Señor Director:
En nuestra noche común del sábado al domingo último, recibí una llamada telefónica desde la Ciudad de México. Era mi querido amigo y hermano Raúl Moreno Wonchee, quien me comunicó el fallecimiento de Marcelino Perelló en la madrugada del sábado, en su Ciudad de México. El acontecimiento me conmovió y conmueve profundamente. Porque se trata de esas personas indispensables, en un recodo de la historia de las luchas de nuestros pueblos latinoamericanos. De un indispensable. De aquellos que luchan toda su vida por aquello en lo que creen; que no claudican por lo que se alzan como hijos naturales de su consecuencia por humanizar la vida colectiva de los grupos humanos.

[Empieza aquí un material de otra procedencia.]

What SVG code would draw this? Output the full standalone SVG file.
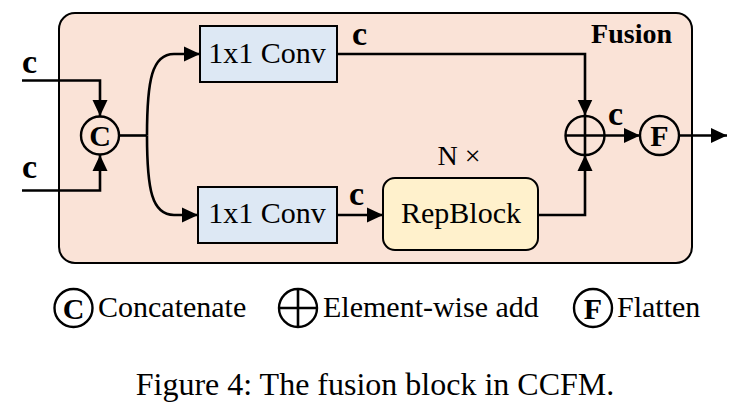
<svg xmlns="http://www.w3.org/2000/svg" width="753" height="420" viewBox="0 0 753 420">
<defs>
<marker id="ah" markerWidth="16" markerHeight="16" viewBox="0 0 16 16" refX="16" refY="8" orient="auto" markerUnits="userSpaceOnUse">
<path d="M0,0.5 L16,8 L0,15.5 Z" fill="#000"/>
</marker>
<style>
.t{font-family:"Liberation Serif","Times New Roman",serif;fill:#000}
.b{font-weight:bold}
.ln{fill:none;stroke:#000;stroke-width:2.6}
.ci{fill:none;stroke:#000;stroke-width:2.4}
.conv{fill:#dde8f4;stroke:#000;stroke-width:2}
</style>
</defs>
<rect id="fusion-bg" x="59" y="13" width="633" height="250" rx="16" fill="#fae3d7" stroke="#000" stroke-width="2"/>
<text class="t b" x="672" y="43" font-size="28" text-anchor="end">Fusion</text>

<g id="connectors">
<path class="ln" d="M22,80.5 H100 V116" marker-end="url(#ah)"/>
<path class="ln" d="M22,190.5 H100 V155" marker-end="url(#ah)"/>
<path class="ln" d="M119,135.5 H147"/>
<path class="ln" d="M147,135.5 C147,80 152,54 174,54 H200" marker-end="url(#ah)"/>
<path class="ln" d="M147,135.5 C147,190 152,215 174,215 H198" marker-end="url(#ah)"/>
<path class="ln" d="M337,54 H585 V115.5" marker-end="url(#ah)"/>
<path class="ln" d="M337,215 H383" marker-end="url(#ah)"/>
<path class="ln" d="M538,215 H585 V155" marker-end="url(#ah)"/>
<path class="ln" d="M605,135.5 H640" marker-end="url(#ah)"/>
<path class="ln" d="M679,135.5 H727" marker-end="url(#ah)"/>
<text class="t b" x="22" y="73" font-size="34">c</text>
<text class="t b" x="22" y="178" font-size="34">c</text>
<text class="t b" x="352" y="45" font-size="34">c</text>
<text class="t b" x="349" y="205" font-size="34">c</text>
<text class="t b" x="608" y="125" font-size="34">c</text>
</g>

<g id="concat">
<circle class="ci" cx="100" cy="135.5" r="19"/>
<text class="t b" x="100" y="146" font-size="30" text-anchor="middle">C</text>
</g>

<g id="conv1">
<rect class="conv" x="200" y="26" width="137" height="56"/>
<text class="t" x="267" y="63" font-size="30" text-anchor="middle">1x1 Conv</text>
</g>

<g id="conv2">
<rect class="conv" x="198" y="187" width="139" height="56"/>
<text class="t" x="267" y="223" font-size="30" text-anchor="middle">1x1 Conv</text>
</g>

<g id="repblock">
<text class="t" x="459" y="165" font-size="28" text-anchor="middle">N ×</text>
<rect x="383" y="178" width="155" height="72" rx="12" fill="#fff1cc" stroke="#000" stroke-width="2"/>
<text class="t" x="461" y="223" font-size="30" text-anchor="middle">RepBlock</text>
</g>

<g id="add">
<circle class="ci" cx="585" cy="135.5" r="19.5"/>
<path class="ln" d="M565.5,135.5 H604.5 M585,116 V155"/>
</g>

<g id="flatten">
<circle class="ci" cx="659.5" cy="135.5" r="19.5"/>
<text class="t b" x="659.5" y="146" font-size="30" text-anchor="middle">F</text>
</g>

<g id="legend">
<circle class="ci" cx="73.5" cy="308" r="19"/>
<text class="t b" x="73.5" y="318.5" font-size="30" text-anchor="middle">C</text>
<text class="t" x="98" y="317" font-size="30">Concatenate</text>
<circle class="ci" cx="298" cy="308" r="19"/>
<path class="ln" d="M279,308 H317 M298,289 V327"/>
<text class="t" x="323" y="317" font-size="30">Element-wise add</text>
<circle class="ci" cx="593" cy="308" r="19"/>
<text class="t b" x="593" y="318.5" font-size="30" text-anchor="middle">F</text>
<text class="t" x="617" y="317" font-size="30">Flatten</text>
</g>

<text class="t" x="375" y="395" font-size="32" text-anchor="middle">Figure 4: The fusion block in CCFM.</text>
</svg>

Porque yo supe y conocí de su aura de líder natural del Consejo Nacional de Huelga del movimiento social mexicano de 1968, mucho antes de conocerlo personalmente y mi primera imagen, correspondió a la de un mexicano, de uno de los nuestros, que estuvo a la altura de los grandes personajes que encabezaron y condujeron las grandes convulsiones de los años sesenta en todo el mundo.
Desde esos albores, siempre albergué la esperanza de conocerlo, de conversar con él, de preguntarle y averiguar directamente cuáles eran las cosas que nos unían. Esa expectativa imaginada, me abrió la esperanza de conocerlo algún día.
Poco después de los sucesos del 68 mexicano, debió abandonar su patria a un prolongado exilio.
Yo, como producto del golpe cívico-militar de 1973 que produjo la herida más grande de nuestra historia y que aún falta mucho para que cierre, llegué a la Ciudad de México cobijado por la solidaridad interminable del pueblo de México.
Muchos años después, con ocasión de haberme ganado la Cátedra Latinoamericana de Medicina Social Doctor Salvador Allende Gossens en 2007, fui invitado a la Radio de la Universidad Nacional Autónoma de México a ese singular e impensable programa en otra universidad latinoamericana que no fuera la UNAM de aquella época. Se llamaba “En sentido contrario”. Era producido, dirigido y animado por Marcelino Perelló sí, el mismísimo líder del sesenta y ocho mexicano. Se difundía desde las cero horas y durante cerca de dos horas. Marcelino, instalado en ese sitial privilegiado de la UNAM tenía una audiencia activa y participativa entre las cero horas y las dos de la madrugada, que se la quisiesen aquellas emisiones neoliberales que viven artificialmente del raiting. Su composición era enteramente popular, integrada por los excluidos sociales, los no invitados a las comodidades de la vida burguesa, particularmente, los presos de las distintas cárceles y penales del país y se conversaba de política, de música, de literatura y poesía.
Esa presencia mía en el programa de Marcelino se repitió algunos años después en otro viaje mío al Valle de Anáhuac y ciertamente trabamos una auténtica amistad, que perdurará siempre.
Y esas primeras imágenes mías de este personaje de nuestra historia latinoamericana, que concebí sólo por el aura de su prestigio moral y sin haberlo conocido, se cumplieron a cabalidad.
Era un gran admirador de las luchas sociales y políticas del pueblo de Chile. Un gran conocedor de ellas y un respetuoso del gran proceso chileno de creación del principal instrumento político de la emancipación chilena, la unidad del pueblo; la “Unidad Popular” y de su conductor y emblema continental de todos nosotros, el Presidente Salvador Allende. Marcelino era un rebelde del pensamiento y la conducta, un republicano, antimonárquico y antioligárquico por definición, un revolucionario.
Habían pasado muchos años de sus primeras luchas, muchas de ellas castigadas por las huellas de la derrota, pero conocí personalmente a Marcelino, firme e inclaudicable en sus convicciones, en su lenguaje incisivo, en su audacia política, su desprendimiento de todo lo personal, de su imaginación, de su valentía, seguramente edificadas en su conciencia, producto de la transformación del espíritu de estos hombres nuestros por acción de su afinidad, desde siempre por las Matemáticas y la Filosofía en el Alma Mater de su Universidad, es decir del pensamiento científico y riguroso y de la utopía humana, que lo constituyeron como un talento político indispensable, en todo momento y por cierto, incorruptible.
De pie y frente a su memoria, junto a mis compañeros, amigos y hermanos mexicanos, quiero rendir mi más solemne homenaje a nuestro Marcelino Perelló, en momentos en que su presencia y la de sus pares es tan indispensable en los graves momentos de crisis estructural y moral, que amenazan el destino de nuestros pueblos. Nos hará falta.